Clean Dark Spreads are a reflection of the cost of generating power from coal after taking into account fuel (coal) and carbon allowance costs. A positive spread effectively means that it is profitable to generate electricity on a Baseload basis for the period in question, while a negative spread means that generation would be a loss-making activity. The Clean Spark Spreads do not take into account additional generating charges (beyond fuel and carbon), such as operational costs.

Both the UK and German Dark Spread tables use a fuel efficiency factor of 35% for the coal conversion, and an energy conversion factor of 7.1 for converting tonnes/coal into MWh/electricity. In reality, each type of coal has a different energy value and each coal-fired plant has a different fuel efficiency, but 35% is accepted as a broad standard. At the time of writing (March 2007) there is no liquid Dark Spread traded market in either the UK or Germany. The Dark Spread value is the power price minus the coal price divided by 0.35, i.e. Dark Spread = Power price – (Coal price/0.35).

The Clean Dark Spread is calculated using a coal emissions intensity factor of 0.971 tCO2/MWh. Therefore, the Clean Dark Spread is calculated by subtracting the carbon price (multiplied by 0.971) from the ‘dirty’ spark spread, i.e. Clean Dark Spread = Dark Spread – (Carbon Price*0.971).

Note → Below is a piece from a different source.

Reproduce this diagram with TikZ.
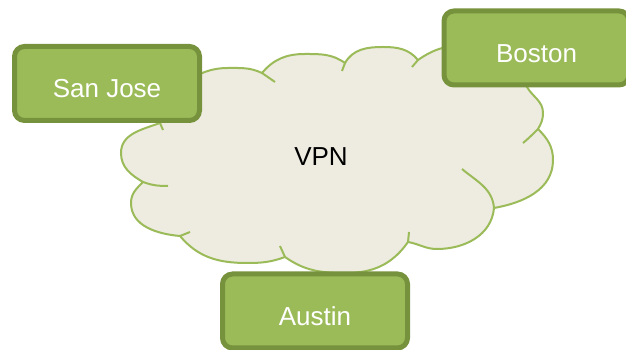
\documentclass[tikz,border=0pt]{standalone}
\usepackage{fontspec}
\setmainfont{Liberation Sans}
\usepackage{tikz}
\usetikzlibrary{positioning}
\definecolor{OGreen}{HTML}{9BBB59}
\definecolor{ODark}{HTML}{76923C}
\definecolor{OCloud}{HTML}{EEECE1}
\tikzset{
    site/.style = {draw=ODark, fill=OGreen, line width=5pt, rounded corners=10pt,
        minimum width=185pt, minimum height=74pt, text=white,
        text height=30pt, text depth=1.4pt,
        font=\fontsize{26}{31}\selectfont},
    cloudline/.style = {draw=OGreen, line width=2pt},
    label/.style = {font=\fontsize{26}{31}\selectfont}
}
\begin{document}
\begin{tikzpicture}[x=1pt,y=1pt]
                \useasboundingbox (0,0) rectangle (626,350);
                % cloud
                \filldraw[cloudline, fill=OCloud] (160,227)
                    to[out=200,in=90] (121,197) to[out=270,in=150] (143,168)
                    to[out=225,in=90] (131,147) to[out=270,in=175] (180,114)
                    to[out=310,in=180] (247,87) to[out=0,in=200] (285,93)
                    to[out=325,in=180] (346,77) to[out=0,in=235] (408,108)
                    to[out=350,in=180] (437,101) to[out=0,in=265] (494,142)
                    to[out=10,in=270] (553,190) to[out=90,in=315] (538,221)
                    to[out=60,in=270] (543,237) to[out=90,in=300] (527,263)
                    to[out=120,in=0] (470,305) to[out=180,in=35] (418,290)
                    to[out=130,in=0] (383,303) to[out=180,in=60] (345,287)
                    to[out=145,in=0] (305,296) to[out=180,in=50] (262,277)
                    to[out=155,in=0] (228,282) to[out=180,in=70] cycle;
                \draw[cloudline] (160,227) -- (163,220);
                \draw[cloudline] (143,168) to[out=-20,in=180] (168,164);
                \draw[cloudline] (180,114) -- (190,118);
                \draw[cloudline] (285,93) -- (280,104);
                \draw[cloudline] (408,108) -- (409,118);
                \draw[cloudline] (494,142) to[out=95,in=-40] (462,181);
                \draw[cloudline] (538,221) to[out=225,in=40] (523,207);
                \draw[cloudline] (418,290) -- (412,283);
                \draw[cloudline] (345,287) -- (342,279);
                \draw[cloudline] (262,277) -- (275,268);
                \node[label] (vpn) at (321,193) {VPN};
                % sites
                \node[site] (sanjose) at (107,266.5) {San Jose};
                \node[site] (boston) at (536.5,302) {Boston};
                \node[site] (austin) at (315,39) {Austin};
            \end{tikzpicture}
\end{document}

### Spark spread as cost of replacement power for intermittent renewables

Spark spread can be used to assess the loss of revenue if a power station is switched from a normal running scenario to one where it is held in reserve to provide power when a large population of wind, or other renewable generators, is unable to generate.

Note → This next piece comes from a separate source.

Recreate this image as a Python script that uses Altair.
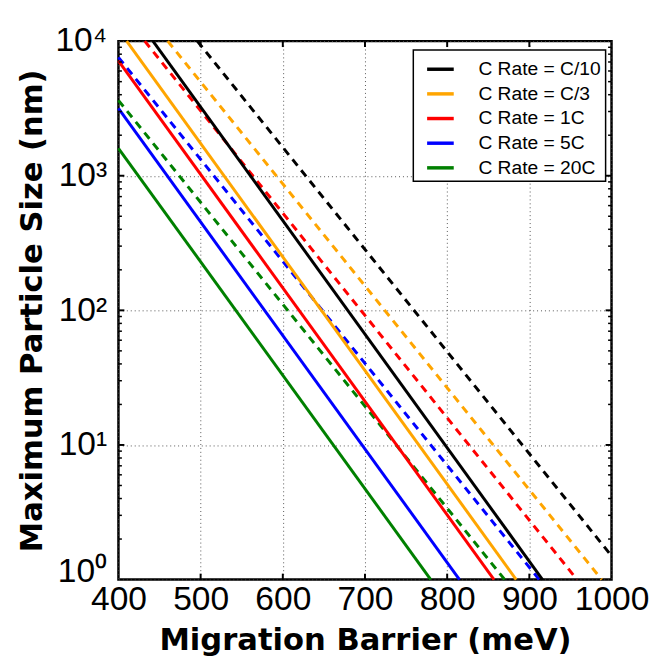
import altair as alt
import pandas as pd

# ---- data ----
rates = ["C Rate = C/10", "C Rate = C/3", "C Rate = 1C", "C Rate = 5C", "C Rate = 20C"]
colors = ["#000000", "#FFA500", "#FF0000", "#0000FF", "#008000"]

# solid lines: (start barrier, start size) -> (end barrier, end size)
solid_x_start = [442, 410, 400, 400, 400]
solid_y_start = [10000, 10000, 7130, 3160, 1600]
solid_x_end = [916, 884, 857, 815, 780]
solid_y_end = [1, 1, 1, 1, 1]

# dashed lines
dashed_x_start = [496, 460, 432, 400, 400]
dashed_y_start = [10000, 10000, 10000, 7580, 3630]
dashed_x_end = [1000, 988, 958, 912, 870]
dashed_y_end = [1.5, 1, 1, 1, 1]

x_ticks = [400, 500, 600, 700, 800, 900, 1000]
y_ticks = [1, 10, 100, 1000, 10000]
y_minor = [m * 10 ** k for k in range(4) for m in range(2, 10)]

# ---- tables ----
solid_rows, dashed_rows = [], []
for i, r in enumerate(rates):
    solid_rows.append({"rate": r, "barrier": solid_x_start[i], "size": solid_y_start[i]})
    solid_rows.append({"rate": r, "barrier": solid_x_end[i], "size": solid_y_end[i]})
    dashed_rows.append({"rate2": r, "barrier": dashed_x_start[i], "size": dashed_y_start[i]})
    dashed_rows.append({"rate2": r, "barrier": dashed_x_end[i], "size": dashed_y_end[i]})
solid_df = pd.DataFrame(solid_rows)
dashed_df = pd.DataFrame(dashed_rows)
xt_df = pd.DataFrame({"barrier": x_ticks[1:-1]})
yt_df = pd.DataFrame({"size": y_ticks[1:-1]})
ym_df = pd.DataFrame({"size": y_minor})

FONT = "Liberation Sans"
TFONT = "DejaVu Sans"
W, H = 500, 546

xscale = alt.Scale(domain=[400, 1000], nice=False, zero=False)
yscale = alt.Scale(type="log", domain=[1, 10000], nice=False)

common = dict(
    grid=True, ticks=False, domain=False, labelOverlap=False, labelFlush=False,
    gridDash=[1, 3], gridColor="#555555", gridWidth=1,
    labelFontSize=34, labelColor="black", labelFont=FONT,
    titleFontSize=31, titleFontWeight="bold", titleColor="black", titleFont=TFONT,
)
x_axis = alt.Axis(values=x_ticks, title="Migration Barrier (meV)", format="d",
                  labelPadding=3, titlePadding=10, **common)
y_axis = alt.Axis(
    values=y_ticks, title="Maximum Particle Size (nm)",
    labelExpr="'10' + ['⁰','¹','²','³','⁴'][round(log(datum.value)/LN10)]",
    labelOffset={"condition": {"test": "datum.value == 1", "value": -8}, "value": 0},
    labelPadding=12, titlePadding=7, **common,
)

x_enc = alt.X("barrier:Q", scale=xscale, axis=x_axis)
y_enc = alt.Y("size:Q", scale=yscale, axis=y_axis)

solid = alt.Chart(solid_df).mark_line(strokeWidth=3).encode(
    x=x_enc, y=y_enc,
    color=alt.Color(
        "rate:N", scale=alt.Scale(domain=rates, range=colors),
        legend=alt.Legend(
            title=None, orient="none", legendX=299, legendY=9,
            symbolType="stroke", symbolStrokeWidth=3.5, symbolSize=729,
            labelFontSize=19.5, labelFont=FONT, labelColor="black",
            labelOffset=23, rowPadding=0, padding=4, symbolOffset=8,
            strokeColor="black", fillColor="white",
        ),
    ),
)

dashed = alt.Chart(dashed_df).mark_line(strokeWidth=3, strokeDash=[8, 6]).encode(
    x=x_enc, y=y_enc,
    color=alt.Color("rate2:N", scale=alt.Scale(domain=rates, range=colors), legend=None),
)

tick_style = dict(color="black", strokeWidth=2)
x_bottom = alt.Chart(xt_df).mark_rule(**tick_style).encode(x=x_enc, y=alt.value(H), y2=alt.value(H - 6))
x_top = alt.Chart(xt_df).mark_rule(**tick_style).encode(x=x_enc, y=alt.value(0), y2=alt.value(6))
y_left = alt.Chart(yt_df).mark_rule(**tick_style).encode(y=y_enc, x=alt.value(0), x2=alt.value(6))
y_right = alt.Chart(yt_df).mark_rule(**tick_style).encode(y=y_enc, x=alt.value(W), x2=alt.value(W - 6))
ym_left = alt.Chart(ym_df).mark_rule(color="black", strokeWidth=1.5).encode(y=y_enc, x=alt.value(0), x2=alt.value(3.5))
ym_right = alt.Chart(ym_df).mark_rule(color="black", strokeWidth=1.5).encode(y=y_enc, x=alt.value(W), x2=alt.value(W - 3.5))

chart = (
    alt.layer(dashed, solid, x_bottom, x_top, y_left, y_right, ym_left, ym_right)
    .resolve_scale(color="independent")
    .properties(width=W, height=H, padding={"left": 8, "top": 12, "right": 0, "bottom": 2})
    .configure(font=FONT)
    .configure_view(stroke="black", strokeWidth=2.5)
    .configure_legend(strokeWidth=1.5)
)

chart.save("out.html", embed_options={"renderer": "svg", "actions": False})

In theory, the power station operator would be indifferent to such non-running as long as he was paid the spread it would have earned during the normally expected number of hour run. In fact, if paid the expected spark spread for the hours it had expected to run in normal operating mode, the operator would be better off, because it would not incur the variable operating and maintenance costs (O&M costs), which are proportional to the electrical energy produced.

An assessment of the lost revenues is needed if some power plants, such as wind turbines, have absolute priority (must-run plants). A dispatching authority will in this case order the other plants to decrease power. In some countries plant operators are entitled to receive compensation for such interventions. In a competitive electricity market the situation can be handled by a balancing mechanism, in which any imbalance from the schedule (typically a day-ahead schedule) is penalized, either using the price from a balancing market or a calculated price.

Thus, since UK spark spreads were in the range of 4–9 £/MWh – on average £6.5/MWh, or 0.65 p/kWh, we can assess the likely cost of relegating existing power stations to a standby role for a large penetration of renewables as being around 0.65 p/kWh.